======== Data extract

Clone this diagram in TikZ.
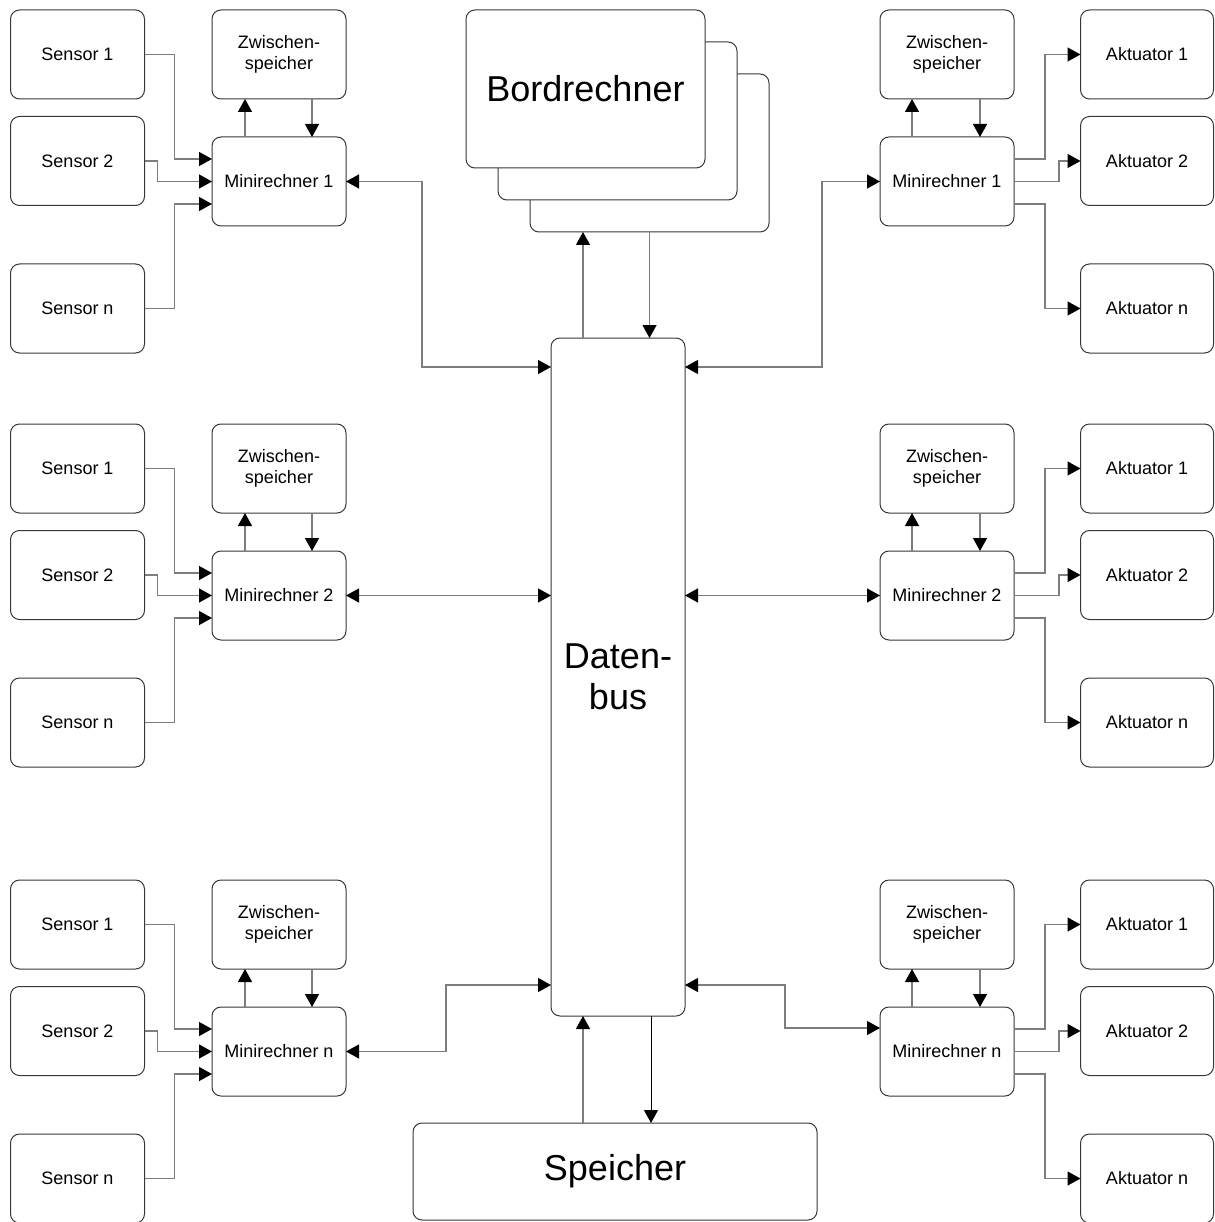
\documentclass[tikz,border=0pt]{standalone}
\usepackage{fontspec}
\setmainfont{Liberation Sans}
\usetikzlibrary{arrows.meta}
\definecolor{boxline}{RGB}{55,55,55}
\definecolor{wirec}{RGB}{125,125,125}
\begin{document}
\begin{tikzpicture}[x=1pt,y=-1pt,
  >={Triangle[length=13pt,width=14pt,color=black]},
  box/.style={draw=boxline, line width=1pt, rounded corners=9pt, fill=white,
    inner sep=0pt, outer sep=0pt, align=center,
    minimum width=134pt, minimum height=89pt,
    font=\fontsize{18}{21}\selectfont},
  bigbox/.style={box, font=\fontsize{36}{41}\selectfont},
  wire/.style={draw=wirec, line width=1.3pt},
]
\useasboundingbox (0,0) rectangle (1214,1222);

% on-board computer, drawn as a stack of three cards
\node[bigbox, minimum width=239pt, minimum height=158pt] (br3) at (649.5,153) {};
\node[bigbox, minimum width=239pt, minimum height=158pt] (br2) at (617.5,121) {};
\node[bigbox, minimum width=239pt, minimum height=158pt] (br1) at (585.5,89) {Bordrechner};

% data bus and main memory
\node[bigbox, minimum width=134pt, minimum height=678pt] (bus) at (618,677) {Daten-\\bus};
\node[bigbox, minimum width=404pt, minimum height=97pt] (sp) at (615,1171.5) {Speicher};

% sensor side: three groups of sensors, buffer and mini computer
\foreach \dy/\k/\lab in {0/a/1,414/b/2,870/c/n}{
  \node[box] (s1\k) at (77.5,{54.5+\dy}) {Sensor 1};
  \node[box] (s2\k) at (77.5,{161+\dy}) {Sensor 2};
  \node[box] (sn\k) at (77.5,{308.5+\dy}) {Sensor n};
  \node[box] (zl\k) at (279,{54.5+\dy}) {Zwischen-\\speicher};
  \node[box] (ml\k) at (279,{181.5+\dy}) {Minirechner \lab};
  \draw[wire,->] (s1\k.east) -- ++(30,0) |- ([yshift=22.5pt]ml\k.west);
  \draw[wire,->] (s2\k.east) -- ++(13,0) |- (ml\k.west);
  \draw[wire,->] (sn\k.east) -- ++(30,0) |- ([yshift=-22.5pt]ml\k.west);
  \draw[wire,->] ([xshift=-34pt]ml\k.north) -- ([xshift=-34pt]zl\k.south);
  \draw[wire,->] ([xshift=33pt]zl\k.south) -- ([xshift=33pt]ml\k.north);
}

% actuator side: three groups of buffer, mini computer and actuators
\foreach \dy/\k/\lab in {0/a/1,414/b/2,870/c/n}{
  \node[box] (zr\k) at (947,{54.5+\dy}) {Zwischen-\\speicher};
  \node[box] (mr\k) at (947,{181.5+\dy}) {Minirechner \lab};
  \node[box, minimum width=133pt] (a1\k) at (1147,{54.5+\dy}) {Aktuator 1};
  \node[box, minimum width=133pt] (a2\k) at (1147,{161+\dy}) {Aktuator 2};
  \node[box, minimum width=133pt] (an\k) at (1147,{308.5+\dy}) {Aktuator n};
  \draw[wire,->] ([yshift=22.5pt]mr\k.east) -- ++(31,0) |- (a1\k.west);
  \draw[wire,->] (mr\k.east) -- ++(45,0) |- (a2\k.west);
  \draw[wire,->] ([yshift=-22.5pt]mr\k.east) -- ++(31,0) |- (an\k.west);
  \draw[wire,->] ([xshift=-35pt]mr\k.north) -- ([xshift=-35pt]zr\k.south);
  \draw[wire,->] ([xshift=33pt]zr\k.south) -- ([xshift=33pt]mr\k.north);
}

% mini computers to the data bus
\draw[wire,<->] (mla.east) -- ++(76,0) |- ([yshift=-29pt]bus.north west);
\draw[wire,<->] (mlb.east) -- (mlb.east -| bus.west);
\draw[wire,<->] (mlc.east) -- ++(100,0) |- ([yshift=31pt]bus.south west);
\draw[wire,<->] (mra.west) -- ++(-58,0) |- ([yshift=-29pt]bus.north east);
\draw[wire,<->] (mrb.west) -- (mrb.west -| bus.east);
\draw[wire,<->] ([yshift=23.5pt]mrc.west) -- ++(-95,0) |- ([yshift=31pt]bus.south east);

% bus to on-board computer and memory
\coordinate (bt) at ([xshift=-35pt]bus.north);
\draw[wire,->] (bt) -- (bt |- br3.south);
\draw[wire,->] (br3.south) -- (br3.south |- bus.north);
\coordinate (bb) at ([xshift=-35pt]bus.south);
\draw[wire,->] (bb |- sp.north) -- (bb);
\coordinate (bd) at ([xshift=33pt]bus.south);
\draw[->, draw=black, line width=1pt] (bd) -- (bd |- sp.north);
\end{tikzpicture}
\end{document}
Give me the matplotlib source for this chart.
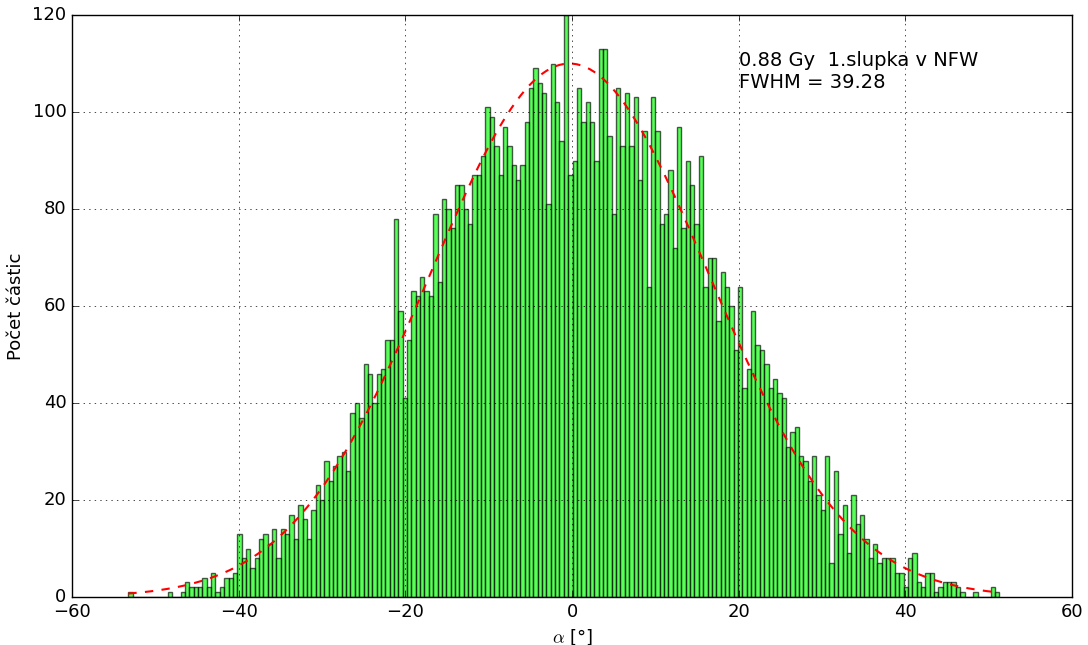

================

> What the exercise asks
Transcribe, from the records above, the first line and every line after it up to and including the line with "(0,0) rectangle (1214,1222);"; omit pictures.

> Result
Clone this diagram in TikZ.
\documentclass[tikz,border=0pt]{standalone}
\usepackage{fontspec}
\setmainfont{Liberation Sans}
\usetikzlibrary{arrows.meta}
\definecolor{boxline}{RGB}{55,55,55}
\definecolor{wirec}{RGB}{125,125,125}
\begin{document}
\begin{tikzpicture}[x=1pt,y=-1pt,
  >={Triangle[length=13pt,width=14pt,color=black]},
  box/.style={draw=boxline, line width=1pt, rounded corners=9pt, fill=white,
    inner sep=0pt, outer sep=0pt, align=center,
    minimum width=134pt, minimum height=89pt,
    font=\fontsize{18}{21}\selectfont},
  bigbox/.style={box, font=\fontsize{36}{41}\selectfont},
  wire/.style={draw=wirec, line width=1.3pt},
]
\useasboundingbox (0,0) rectangle (1214,1222);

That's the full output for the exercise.